What is Third-Party Tracking?
The practice of monitoring user behavior across multiple websites using embedded scripts, pixels, cookies, and fingerprinting techniques.
Third-party tracking is the backbone of surveillance advertising. It follows you across the web to build a profile of your interests, habits, and identity.
How It Works
- Websites embed code from tracking companies (Google, Meta, data brokers)

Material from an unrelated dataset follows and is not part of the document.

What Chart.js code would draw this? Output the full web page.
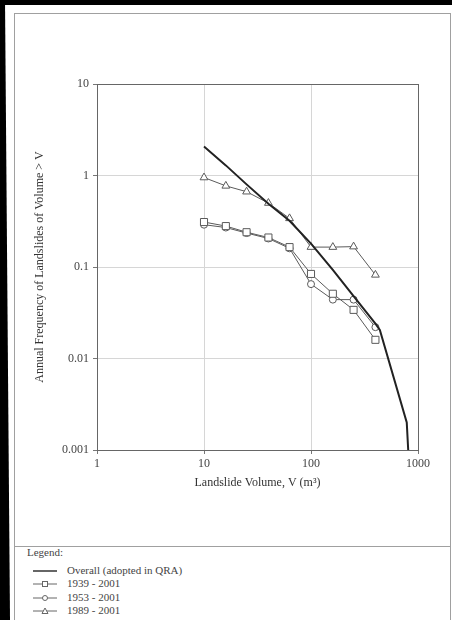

- This code loads in your browser and can track you across every site that embeds it
- Tracking methods include cookies, fingerprinting, pixel tracking, and local storage
What Gets Tracked
- Every page you visit on participating sites
- How long you spend on each page
- What you click, hover over, and scroll past
- Your device, browser, and location
- Your purchases and search queries
Scale
- Google's tracking code is on ~85% of the top million websites
- Meta's pixel is on ~30% of top websites
- A single browsing session can trigger dozens of third-party trackers
Protection
- Browser: Use Brave or Firefox with strict tracking protection
- Extensions: uBlock Origin, Privacy Badger
- DNS: NextDNS or AdGuard DNS to block trackers at the network level
- VPN: Hides your IP from trackers
Related Terms
Browser Fingerprinting
A tracking technique that collects information about your browser, device, and settings to create a unique identifier. Unlike cookies, fingerprints are nearly impossible to delete and can track you across websites without your knowledge or consent.
Cookie
A small piece of data stored in your web browser by websites you visit. While cookies enable useful features like staying logged in, they're also used extensively for tracking your browsing activity across the web for advertising and analytics purposes.
Traffic Analysis
The process of examining patterns in communication metadata—who talks to whom, when, how often, and how much—to extract intelligence without accessing content. Even encrypted communications leak metadata that can reveal sensitive information.